W sali zahuczało od słów słusznego oburzenia i gniewu. Bohdan starał się w tumulcie usłyszeć, który to z obecnych najgoręcej zapewnia, że nie winien. Ponad rozgardiasz wzniosło się gromkie ślubowanie porucznika Kuny. "A więc charakter ma" pomyślał, "zakładam więc, że i umiejętności są aby tak rychłe śluby spełniać". Poczuł, że czuje sympatię do tego młodego oficera.

Nad sytuacją zapanował Aleksander. "Jak zwykle" uśmiechnął się pod wąsem Bohdan. Sam nie brał udziału w ogólnej licytacji ilu to godnych zaufania ludzi ma pod sobą. Głównie dlatego, że żadnego człowieka pod sobą nie miał. Sam natomiast przyjechawszy dopiero co z drugiego krańca Rzeczpospolitej czuł się postawionym poza wszelkim podejrzeniem.

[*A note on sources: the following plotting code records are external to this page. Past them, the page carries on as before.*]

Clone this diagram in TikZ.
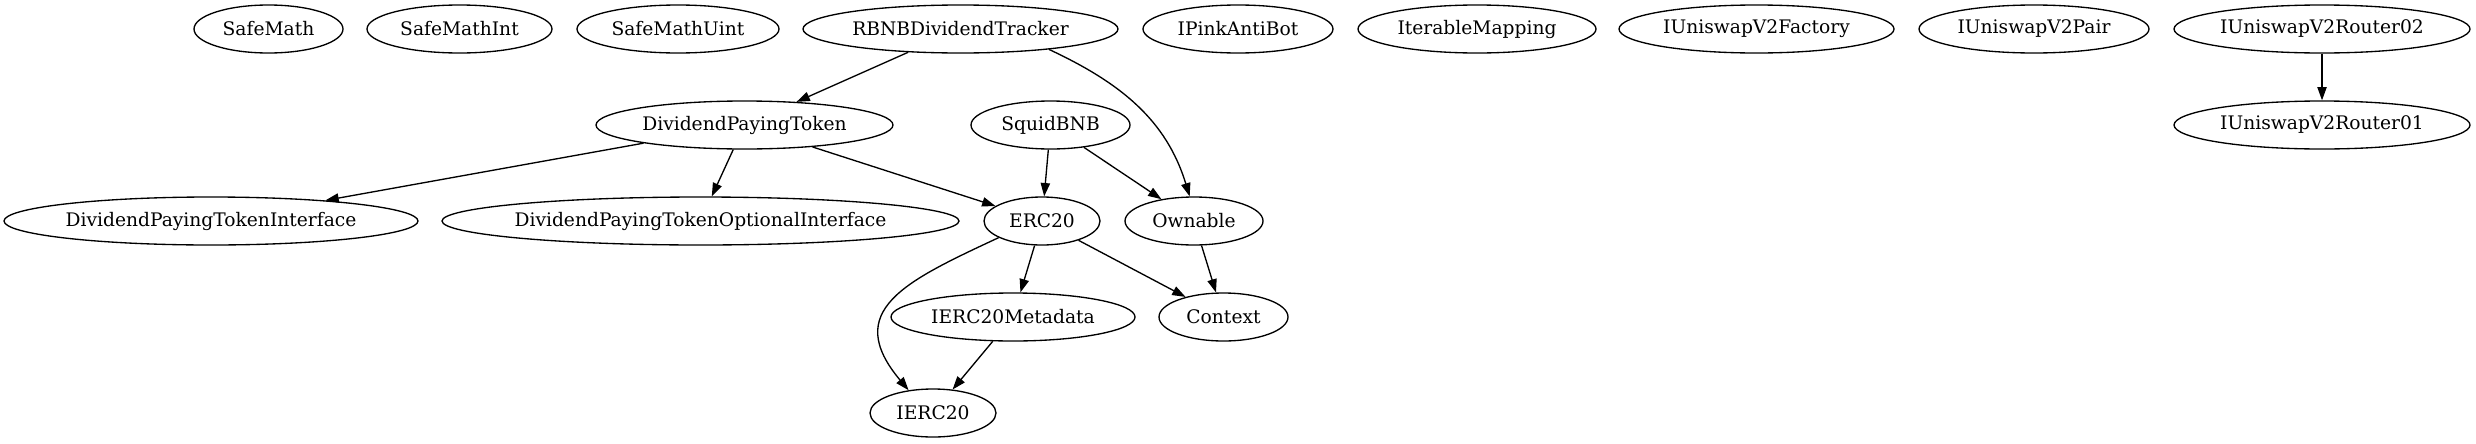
\documentclass[tikz,border=0pt]{standalone}
\usepackage{fontspec}
\setmainfont{DejaVu Serif}
\usetikzlibrary{shapes.geometric,arrows.meta}
\newcommand\cname[1]{\makebox[0pt]{#1}}
\begin{document}
\begin{tikzpicture}[x=0.75pt, y=-0.75pt,
            cls/.style={draw, ellipse, line width=1pt, inner sep=0pt, minimum height=36pt, minimum width=#1*0.75pt, font=\fontsize{14}{16}\selectfont},
            dep/.style={line width=1pt, -{Triangle[length=10pt, width=7pt]}}]
            \useasboundingbox (0,0) rectangle (2476,443);
            \node[cls=149] (safemath) at (268.5,29) {\cname{SafeMath}};
            \node[cls=185] (safemathint) at (459.5,29) {\cname{SafeMathInt}};
            \node[cls=202] (safemathuint) at (678,29) {\cname{SafeMathUint}};
            \node[cls=315] (tracker) at (960.5,29) {\cname{RBNBDividendTracker}};
            \node[cls=190] (antibot) at (1238,29) {\cname{IPinkAntiBot}};
            \node[cls=238] (mapping) at (1477,29) {\cname{IterableMapping}};
            \node[cls=275] (factory) at (1756.5,29) {\cname{IUniswapV2Factory}};
            \node[cls=230] (pair) at (2034,29) {\cname{IUniswapV2Pair}};
            \node[cls=296] (router2) at (2322,29) {\cname{IUniswapV2Router02}};
            \node[cls=297] (dpt) at (744.5,125) {\cname{DividendPayingToken}};
            \node[cls=159] (squid) at (1050.5,125) {\cname{SquidBNB}};
            \node[cls=296] (router1) at (2322,125) {\cname{IUniswapV2Router01}};
            \node[cls=414] (dptiface) at (211,221) {\cname{DividendPayingTokenInterface}};
            \node[cls=517] (dptopt) at (700.5,221) {\cname{DividendPayingTokenOptionalInterface}};
            \node[cls=116] (erc) at (1042,221) {\cname{ERC20}};
            \node[cls=138] (ownable) at (1194,221) {\cname{Ownable}};
            \node[cls=244] (meta) at (1013,317) {\cname{IERC20Metadata}};
            \node[cls=129] (context) at (1223.5,317) {\cname{Context}};
            \node[cls=126] (ierc) at (933,413) {\cname{IERC20}};
            \draw[dep] (tracker) -- (dpt);
            \draw[dep] (tracker.-13) to[out=-25, in=107] (ownable.100);
            \draw[dep] (router2) -- (router1);
            \draw[dep] (dpt) -- (dptiface);
            \draw[dep] (dpt) -- (dptopt);
            \draw[dep] (dpt) -- (erc);
            \draw[dep] (squid) -- (erc);
            \draw[dep] (squid) -- (ownable);
            \draw[dep] (erc.201) to[out=205, in=130, looseness=1.5] (ierc.137);
            \draw[dep] (erc) -- (meta);
            \draw[dep] (erc) -- (context);
            \draw[dep] (ownable) -- (context);
            \draw[dep] (meta) -- (ierc);
        \end{tikzpicture}
\end{document}
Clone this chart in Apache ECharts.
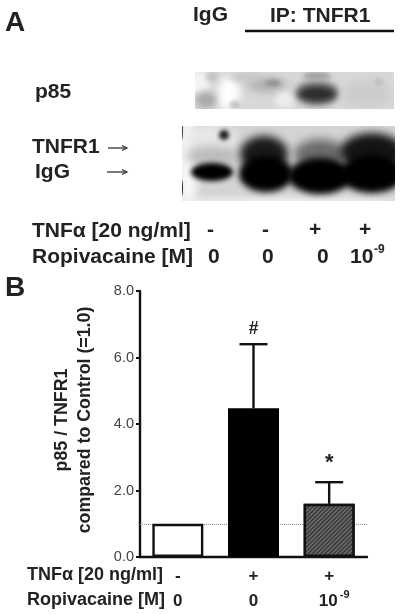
<!DOCTYPE html>
<html><head><meta charset="utf-8">
<style>html,body{margin:0;padding:0;background:#fff}#c{width:400px;height:614px;filter:blur(0.5px)}</style>
<script src="https://cdn.jsdelivr.net/npm/echarts@6/dist/echarts.min.js"></script>
</head><body><div id="c"></div>
<script>
const groups = ['Control', 'TNF', 'TNF + Ropivacaine'];
const values = [1.0, 4.47, 1.6];
const errorTops = [null, 6.4, 2.25];
const marks = ['', '#', '*'];
const tnfRow = ['-', '+', '+'];
const ropRow = ['0', '0', '10'];
const ropSup = ['', '', '-9'];
const yTicks = [0, 2, 4, 6, 8];
const reference = 1.0;
const FONT = '"Liberation Sans", Arial, sans-serif';
const INK = '#222';

function blotCanvas(w, h, bg, blobs) {
  const cv = document.createElement('canvas'); cv.width = w; cv.height = h;
  const g = cv.getContext('2d');
  g.fillStyle = bg; g.fillRect(0, 0, w, h);
  blobs.forEach(b => {
    g.filter = 'blur(' + b[5] + 'px)';
    g.fillStyle = b[4];
    g.beginPath(); g.ellipse(b[0], b[1], b[2], b[3], 0, 0, Math.PI * 2); g.fill();
  });
  g.filter = 'none';
  return cv;
}
const blotTop = blotCanvas(199, 37, '#d8d8d8', [
  [34, 22, 11, 18, '#ffffff', 4], [3, 10, 12, 12, '#f4f4f4', 3],
  [11, 28, 10, 8, '#a8a8a8', 3], [17, 5, 6, 5, '#c4c4c4', 2], [40, 33, 6, 4, '#c0c0c0', 2],
  [72, 13, 20, 7, '#b0b0b0', 4], [78, 11, 8, 3, '#8c8c8c', 2], [50, 5, 16, 4, '#c4c4c4', 3],
  [90, 28, 10, 8, '#eeeeee', 3], [122, 21, 22, 13, '#8c8c8c', 3], [122, 22, 19, 8, '#2c2c2c', 3],
  [122, 4, 14, 4, '#a0a0a0', 2], [172, 22, 24, 14, '#cccccc', 5], [184, 10, 4, 3, '#b8b8b8', 2]
]);
const blotBottom = blotCanvas(213, 75, '#d4d4d4', [
  [6, 38, 10, 50, '#f8f8f8', 4], [100, 76, 120, 5, '#eeeeee', 3],
  [30, 14, 26, 16, '#e8e8e8', 6], [30, 30, 26, 10, '#bcbcbc', 5], [42, 9, 5, 5, '#1a1a1a', 2],
  [30, 46, 21, 9, '#000', 2.5],
  [82, 28, 24, 18, '#1a1a1a', 4], [84, 48, 27, 18, '#000', 3],
  [138, 28, 26, 15, '#6c6c6c', 5], [138, 50, 32, 18, '#000', 3],
  [190, 26, 32, 19, '#141414', 4], [190, 48, 32, 19, '#000', 3],
  [0.5, 5, 0.5, 9, '#444', 0.5], [0.5, 62, 0.5, 8, '#333', 0.5]
]);

function t(x, y, text, size, extra) {
  return { type: 'text', x, y, silent: true, style: Object.assign({
    text, fontFamily: FONT, fontWeight: 'bold', fontSize: size, fill: INK,
    verticalAlign: 'middle', align: 'left' }, extra || {}) };
}
function arrow(x1, x2, y) {
  return [
    { type: 'line', silent: true, shape: { x1, y1: y, x2, y2: y }, style: { stroke: '#333', lineWidth: 1.3 } },
    { type: 'polyline', silent: true, shape: { points: [[x2 - 5, y - 2.5], [x2, y], [x2 - 5, y + 2.5]] }, style: { stroke: '#333', lineWidth: 1.2, fill: 'none' } }
  ];
}
const graphic = [
  t(5, 23, 'A', 28), t(5, 288, 'B', 28),
  t(193, 15, 'IgG', 21), t(270, 16, 'IP: TNFR1', 21),
  { type: 'line', silent: true, shape: { x1: 245, y1: 31, x2: 394, y2: 31 }, style: { stroke: '#111', lineWidth: 2.4 } },
  t(35, 92, 'p85', 21), t(32, 147, 'TNFR1', 21), t(35, 172, 'IgG', 21),
  ...arrow(108, 127, 148), ...arrow(107, 127, 172),
  { type: 'image', x: 195, y: 72, silent: true, style: { image: blotTop, width: 199, height: 37 } },
  { type: 'image', x: 182, y: 126, silent: true, style: { image: blotBottom, width: 213, height: 75 } },
  t(32, 231, 'TNF\u03b1 [20 ng/ml]', 21), t(32, 257, 'Ropivacaine [M]', 21),
  t(207, 230, '-', 21), t(262, 230, '-', 21), t(309, 230, '+', 21), t(359, 230, '+', 21),
  t(208, 257, '0', 21), t(262, 257, '0', 21), t(317, 257, '0', 21), t(350, 257, '10', 21),
  t(374, 250, '-9', 12),
  t(27, 575, 'TNF\u03b1 [20 ng/ml]', 18), t(27, 600, 'Ropivacaine [M]', 18)
];

const chart = echarts.init(document.getElementById('c'), null, { renderer: 'canvas' });
chart.setOption({
  animation: false,
  textStyle: { fontFamily: FONT },
  grid: { left: 140, top: 291, width: 227, height: 266, containLabel: false, outerBoundsMode: 'none' },
  graphic,
  xAxis: {
    type: 'category', data: groups,
    axisLine: { lineStyle: { color: '#111', width: 2.4 } },
    axisTick: { alignWithLabel: true, length: 5, lineStyle: { color: '#111', width: 2 } },
    axisLabel: {
      interval: 0, margin: 7, color: INK, fontWeight: 'bold', fontSize: 17, lineHeight: 25,
      formatter: (v, i) => '{b|' + tnfRow[i] + '}\n{' + (ropSup[i] ? 'e' : 'b') + '|' + ropRow[i] + '}' + (ropSup[i] ? '{s|' + ropSup[i] + '}' : ''),
      rich: {
        b: { fontFamily: FONT, fontWeight: 'bold', fontSize: 17, color: INK, lineHeight: 25 },
        e: { fontFamily: FONT, fontWeight: 'bold', fontSize: 17, color: INK, lineHeight: 25, padding: [0, 2, 0, 10] },
        s: { fontFamily: FONT, fontWeight: 'bold', fontSize: 11, color: INK, verticalAlign: 'top', lineHeight: 20 }
      }
    }
  },
  yAxis: {
    type: 'value', min: yTicks[0], max: yTicks[yTicks.length - 1], interval: yTicks[1] - yTicks[0],
    name: 'p85 / TNFR1\ncompared to Control (=1.0)', nameLocation: 'middle', nameGap: 43, nameRotate: 90,
    nameTextStyle: { fontFamily: FONT, fontWeight: 'bold', fontSize: 17.8, color: INK, lineHeight: 23, padding: [0, 0, 0, 8] },
    axisLine: { show: true, lineStyle: { color: '#111', width: 2.4 } },
    axisTick: { show: true, length: 4, lineStyle: { color: '#111', width: 2 } },
    axisLabel: { color: '#444', fontSize: 14.5, margin: 6, formatter: v => v.toFixed(1) },
    splitLine: { show: false }
  },
  series: [
    {
      type: 'bar', barWidth: 51, z: 3,
      data: values.map((v, i) => ({
        value: v,
        itemStyle: i === 0 ? { color: '#fff', borderColor: '#111', borderWidth: 2.4 }
          : i === 1 ? { color: '#000', borderColor: '#000', borderWidth: 2.4 }
          : { color: '#5c5c5c', borderColor: '#111', borderWidth: 2.4,
              decal: { symbol: 'rect', symbolSize: 1, dashArrayX: [1, 0], dashArrayY: [1, 2], rotation: -Math.PI / 4, color: '#2a2a2a', backgroundColor: '#666' } }
      })),
      markLine: {
        silent: true, symbol: 'none', z: 1, label: { show: false },
        lineStyle: { color: '#888', type: 'dotted', width: 1 },
        data: [{ yAxis: reference }]
      }
    },
    {
      type: 'custom', z: 2,
      data: errorTops.map((v, i) => [i, values[i], v, marks[i]]),
      encode: { x: 0, y: 2 },
      renderItem(params, api) {
        const i = api.value(0), top = api.value(2);
        if (!top || isNaN(top)) return { type: 'group', children: [] };
        const a = api.coord([i, api.value(1)]), b = api.coord([i, top]);
        const s = { stroke: '#111', lineWidth: 2.4 };
        const star = marks[i] === '*';
        return { type: 'group', children: [
          { type: 'line', shape: { x1: a[0], y1: a[1], x2: b[0], y2: b[1] }, style: s },
          { type: 'line', shape: { x1: b[0] - 14, y1: b[1], x2: b[0] + 14, y2: b[1] }, style: s },
          { type: 'text', x: b[0], y: b[1] - (star ? 19 : 15), style: { text: marks[i], fontFamily: FONT, fontWeight: 'bold', fontSize: star ? 22 : 17.5, fill: INK, align: 'center', verticalAlign: 'middle' } }
        ] };
      }
    }
  ]
});
</script></body></html>
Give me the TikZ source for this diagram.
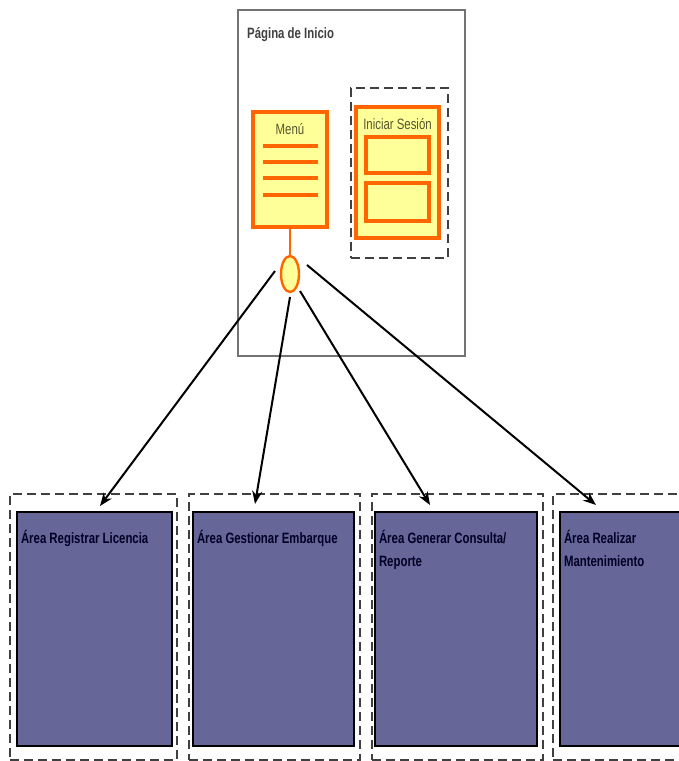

Kiedy już wyglądało na to, że towarzystwo przejdzie do konkretów do sali wpadł strażnik i dopiero co zaprowadzony porządek diabli wzięli. Wybiegając z sali, Bohdan trzymał się z tyłu przepuszczając wszystkich przodem. Będąc na zewnątrz szybko ogarnął spojrzeniem otoczenie. Szukał dymu ewentualnego pożaru. Nie wiedział bowiem, czy sabotażyście powiodła się misja, czy też straże przegoniły go odpowiednio szybko zanim zdołał narobić szkód. Poszukał też wzrokiem typka ze Wschodu. Potem widząc, że porucznik sam idzie w jedną z uliczek pośpieszył jego śladem.

"Szczęście nam sprzyja" pomyślał Bohdan kiedy wraz z Michałem natrafili na zamaskowanego spiskowca. Widząc kątem oka jak towarzysz dobywa pistoletów sam tego zaniechał.
- Zajmę się drugim! - krzyknął tylko do Michała i trzymając się przy ścianie tak aby nie zasłonić sobą celu i nie utrudniać i tak już niełatwego strzału pognał przed siebie.